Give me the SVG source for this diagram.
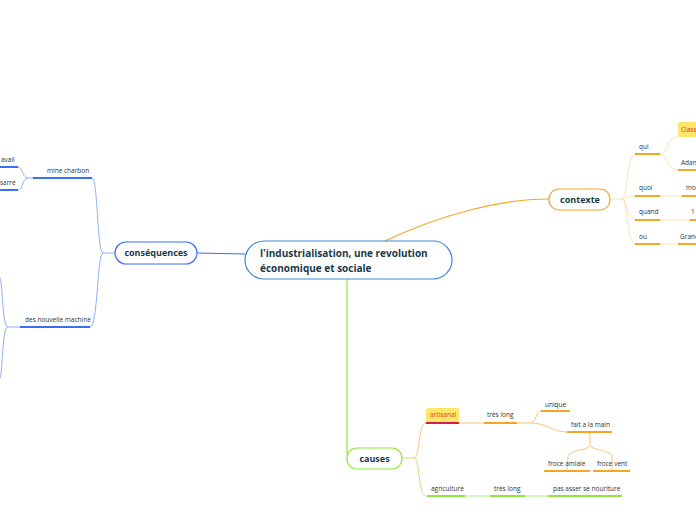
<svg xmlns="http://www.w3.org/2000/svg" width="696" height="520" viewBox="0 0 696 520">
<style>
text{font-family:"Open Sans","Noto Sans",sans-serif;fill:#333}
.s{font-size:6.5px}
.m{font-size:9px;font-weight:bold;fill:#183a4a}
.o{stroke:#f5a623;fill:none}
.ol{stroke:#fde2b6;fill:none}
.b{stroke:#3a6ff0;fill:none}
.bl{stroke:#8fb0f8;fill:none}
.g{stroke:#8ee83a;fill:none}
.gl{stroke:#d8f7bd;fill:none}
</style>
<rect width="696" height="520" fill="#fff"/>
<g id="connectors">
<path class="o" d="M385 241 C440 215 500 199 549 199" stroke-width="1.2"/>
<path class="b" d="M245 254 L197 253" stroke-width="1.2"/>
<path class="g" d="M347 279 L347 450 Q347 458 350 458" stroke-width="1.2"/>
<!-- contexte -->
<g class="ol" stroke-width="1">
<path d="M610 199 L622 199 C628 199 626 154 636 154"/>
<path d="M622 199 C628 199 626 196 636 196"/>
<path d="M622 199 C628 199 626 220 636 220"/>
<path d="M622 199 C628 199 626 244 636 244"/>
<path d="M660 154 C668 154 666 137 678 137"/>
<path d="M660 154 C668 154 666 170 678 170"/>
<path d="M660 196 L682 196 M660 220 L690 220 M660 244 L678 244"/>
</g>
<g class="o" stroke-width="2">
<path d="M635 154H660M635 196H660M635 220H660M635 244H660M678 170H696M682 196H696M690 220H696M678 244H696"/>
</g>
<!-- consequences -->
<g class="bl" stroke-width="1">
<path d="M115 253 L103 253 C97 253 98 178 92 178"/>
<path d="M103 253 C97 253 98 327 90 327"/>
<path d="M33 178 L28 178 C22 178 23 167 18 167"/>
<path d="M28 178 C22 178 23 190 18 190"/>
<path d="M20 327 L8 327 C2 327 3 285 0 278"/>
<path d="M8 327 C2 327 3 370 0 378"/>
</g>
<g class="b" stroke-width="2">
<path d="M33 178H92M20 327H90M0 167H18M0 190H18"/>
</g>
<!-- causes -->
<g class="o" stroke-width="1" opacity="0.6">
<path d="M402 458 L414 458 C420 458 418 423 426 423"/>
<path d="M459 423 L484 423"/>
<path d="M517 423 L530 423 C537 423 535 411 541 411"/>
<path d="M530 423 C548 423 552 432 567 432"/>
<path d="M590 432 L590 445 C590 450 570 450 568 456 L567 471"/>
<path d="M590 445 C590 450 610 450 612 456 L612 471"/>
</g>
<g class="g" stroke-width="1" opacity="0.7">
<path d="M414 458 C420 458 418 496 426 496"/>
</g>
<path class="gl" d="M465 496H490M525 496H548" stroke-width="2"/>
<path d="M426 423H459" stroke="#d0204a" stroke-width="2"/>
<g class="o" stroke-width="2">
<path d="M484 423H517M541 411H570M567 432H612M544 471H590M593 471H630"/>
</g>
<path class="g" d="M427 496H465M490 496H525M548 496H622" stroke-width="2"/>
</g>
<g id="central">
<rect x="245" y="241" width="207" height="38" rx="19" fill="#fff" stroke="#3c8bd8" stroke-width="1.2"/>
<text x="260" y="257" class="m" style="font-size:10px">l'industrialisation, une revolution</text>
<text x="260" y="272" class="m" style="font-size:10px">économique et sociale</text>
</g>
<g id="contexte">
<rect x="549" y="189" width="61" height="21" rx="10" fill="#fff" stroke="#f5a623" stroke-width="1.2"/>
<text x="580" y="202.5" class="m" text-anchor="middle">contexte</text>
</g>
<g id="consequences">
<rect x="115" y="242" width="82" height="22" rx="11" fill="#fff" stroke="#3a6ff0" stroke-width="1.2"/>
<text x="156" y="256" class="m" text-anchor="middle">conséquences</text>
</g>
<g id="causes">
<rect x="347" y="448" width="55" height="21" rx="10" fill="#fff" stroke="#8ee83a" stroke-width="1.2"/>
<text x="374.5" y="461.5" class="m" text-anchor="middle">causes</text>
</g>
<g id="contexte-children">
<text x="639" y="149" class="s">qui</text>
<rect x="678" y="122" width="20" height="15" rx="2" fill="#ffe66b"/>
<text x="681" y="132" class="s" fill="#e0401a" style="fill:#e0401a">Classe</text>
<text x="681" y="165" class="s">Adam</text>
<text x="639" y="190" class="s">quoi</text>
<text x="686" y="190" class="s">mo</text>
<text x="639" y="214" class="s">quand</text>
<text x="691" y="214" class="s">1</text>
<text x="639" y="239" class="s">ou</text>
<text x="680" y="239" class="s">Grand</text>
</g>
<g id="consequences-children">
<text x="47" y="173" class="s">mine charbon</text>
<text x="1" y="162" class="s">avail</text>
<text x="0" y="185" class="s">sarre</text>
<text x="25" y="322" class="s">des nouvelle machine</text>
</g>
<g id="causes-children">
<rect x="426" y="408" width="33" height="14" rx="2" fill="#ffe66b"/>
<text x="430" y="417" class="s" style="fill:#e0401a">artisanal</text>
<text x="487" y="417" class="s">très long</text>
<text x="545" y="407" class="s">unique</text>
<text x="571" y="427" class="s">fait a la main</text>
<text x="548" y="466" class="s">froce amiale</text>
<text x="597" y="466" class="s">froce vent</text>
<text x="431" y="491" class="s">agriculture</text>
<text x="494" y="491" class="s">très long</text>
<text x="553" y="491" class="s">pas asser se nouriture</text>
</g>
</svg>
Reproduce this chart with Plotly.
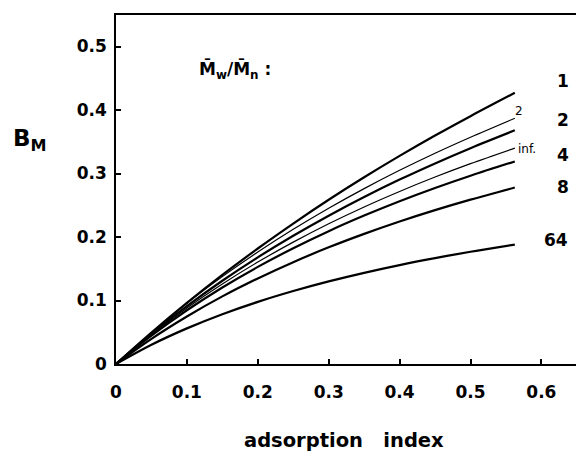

::::::::::

● **Work to do**
Repeat verbatim all the material, but not the pictures.

● **Result**
Give me the SVG source for this diagram.
<svg xmlns="http://www.w3.org/2000/svg" width="696" height="520" viewBox="0 0 696 520">
<style>
text{font-family:"Open Sans","Noto Sans",sans-serif;fill:#333}
.s{font-size:6.5px}
.m{font-size:9px;font-weight:bold;fill:#183a4a}
.o{stroke:#f5a623;fill:none}
.ol{stroke:#fde2b6;fill:none}
.b{stroke:#3a6ff0;fill:none}
.bl{stroke:#8fb0f8;fill:none}
.g{stroke:#8ee83a;fill:none}
.gl{stroke:#d8f7bd;fill:none}
</style>
<rect width="696" height="520" fill="#fff"/>
<g id="connectors">
<path class="o" d="M385 241 C440 215 500 199 549 199" stroke-width="1.2"/>
<path class="b" d="M245 254 L197 253" stroke-width="1.2"/>
<path class="g" d="M347 279 L347 450 Q347 458 350 458" stroke-width="1.2"/>
<!-- contexte -->
<g class="ol" stroke-width="1">
<path d="M610 199 L622 199 C628 199 626 154 636 154"/>
<path d="M622 199 C628 199 626 196 636 196"/>
<path d="M622 199 C628 199 626 220 636 220"/>
<path d="M622 199 C628 199 626 244 636 244"/>
<path d="M660 154 C668 154 666 137 678 137"/>
<path d="M660 154 C668 154 666 170 678 170"/>
<path d="M660 196 L682 196 M660 220 L690 220 M660 244 L678 244"/>
</g>
<g class="o" stroke-width="2">
<path d="M635 154H660M635 196H660M635 220H660M635 244H660M678 170H696M682 196H696M690 220H696M678 244H696"/>
</g>
<!-- consequences -->
<g class="bl" stroke-width="1">
<path d="M115 253 L103 253 C97 253 98 178 92 178"/>
<path d="M103 253 C97 253 98 327 90 327"/>
<path d="M33 178 L28 178 C22 178 23 167 18 167"/>
<path d="M28 178 C22 178 23 190 18 190"/>
<path d="M20 327 L8 327 C2 327 3 285 0 278"/>
<path d="M8 327 C2 327 3 370 0 378"/>
</g>
<g class="b" stroke-width="2">
<path d="M33 178H92M20 327H90M0 167H18M0 190H18"/>
</g>
<!-- causes -->
<g class="o" stroke-width="1" opacity="0.6">
<path d="M402 458 L414 458 C420 458 418 423 426 423"/>
<path d="M459 423 L484 423"/>
<path d="M517 423 L530 423 C537 423 535 411 541 411"/>
<path d="M530 423 C548 423 552 432 567 432"/>
<path d="M590 432 L590 445 C590 450 570 450 568 456 L567 471"/>
<path d="M590 445 C590 450 610 450 612 456 L612 471"/>
</g>
<g class="g" stroke-width="1" opacity="0.7">
<path d="M414 458 C420 458 418 496 426 496"/>
</g>
<path class="gl" d="M465 496H490M525 496H548" stroke-width="2"/>
<path d="M426 423H459" stroke="#d0204a" stroke-width="2"/>
<g class="o" stroke-width="2">
<path d="M484 423H517M541 411H570M567 432H612M544 471H590M593 471H630"/>
</g>
<path class="g" d="M427 496H465M490 496H525M548 496H622" stroke-width="2"/>
</g>
<g id="central">
<rect x="245" y="241" width="207" height="38" rx="19" fill="#fff" stroke="#3c8bd8" stroke-width="1.2"/>
<text x="260" y="257" class="m" style="font-size:10px">l'industrialisation, une revolution</text>
<text x="260" y="272" class="m" style="font-size:10px">économique et sociale</text>
</g>
<g id="contexte">
<rect x="549" y="189" width="61" height="21" rx="10" fill="#fff" stroke="#f5a623" stroke-width="1.2"/>
<text x="580" y="202.5" class="m" text-anchor="middle">contexte</text>
</g>
<g id="consequences">
<rect x="115" y="242" width="82" height="22" rx="11" fill="#fff" stroke="#3a6ff0" stroke-width="1.2"/>
<text x="156" y="256" class="m" text-anchor="middle">conséquences</text>
</g>
<g id="causes">
<rect x="347" y="448" width="55" height="21" rx="10" fill="#fff" stroke="#8ee83a" stroke-width="1.2"/>
<text x="374.5" y="461.5" class="m" text-anchor="middle">causes</text>
</g>
<g id="contexte-children">
<text x="639" y="149" class="s">qui</text>
<rect x="678" y="122" width="20" height="15" rx="2" fill="#ffe66b"/>
<text x="681" y="132" class="s" fill="#e0401a" style="fill:#e0401a">Classe</text>
<text x="681" y="165" class="s">Adam</text>
<text x="639" y="190" class="s">quoi</text>
<text x="686" y="190" class="s">mo</text>
<text x="639" y="214" class="s">quand</text>
<text x="691" y="214" class="s">1</text>
<text x="639" y="239" class="s">ou</text>
<text x="680" y="239" class="s">Grand</text>
</g>
<g id="consequences-children">
<text x="47" y="173" class="s">mine charbon</text>
<text x="1" y="162" class="s">avail</text>
<text x="0" y="185" class="s">sarre</text>
<text x="25" y="322" class="s">des nouvelle machine</text>
</g>
<g id="causes-children">
<rect x="426" y="408" width="33" height="14" rx="2" fill="#ffe66b"/>
<text x="430" y="417" class="s" style="fill:#e0401a">artisanal</text>
<text x="487" y="417" class="s">très long</text>
<text x="545" y="407" class="s">unique</text>
<text x="571" y="427" class="s">fait a la main</text>
<text x="548" y="466" class="s">froce amiale</text>
<text x="597" y="466" class="s">froce vent</text>
<text x="431" y="491" class="s">agriculture</text>
<text x="494" y="491" class="s">très long</text>
<text x="553" y="491" class="s">pas asser se nouriture</text>
</g>
</svg>
Reproduce this chart with Plotly.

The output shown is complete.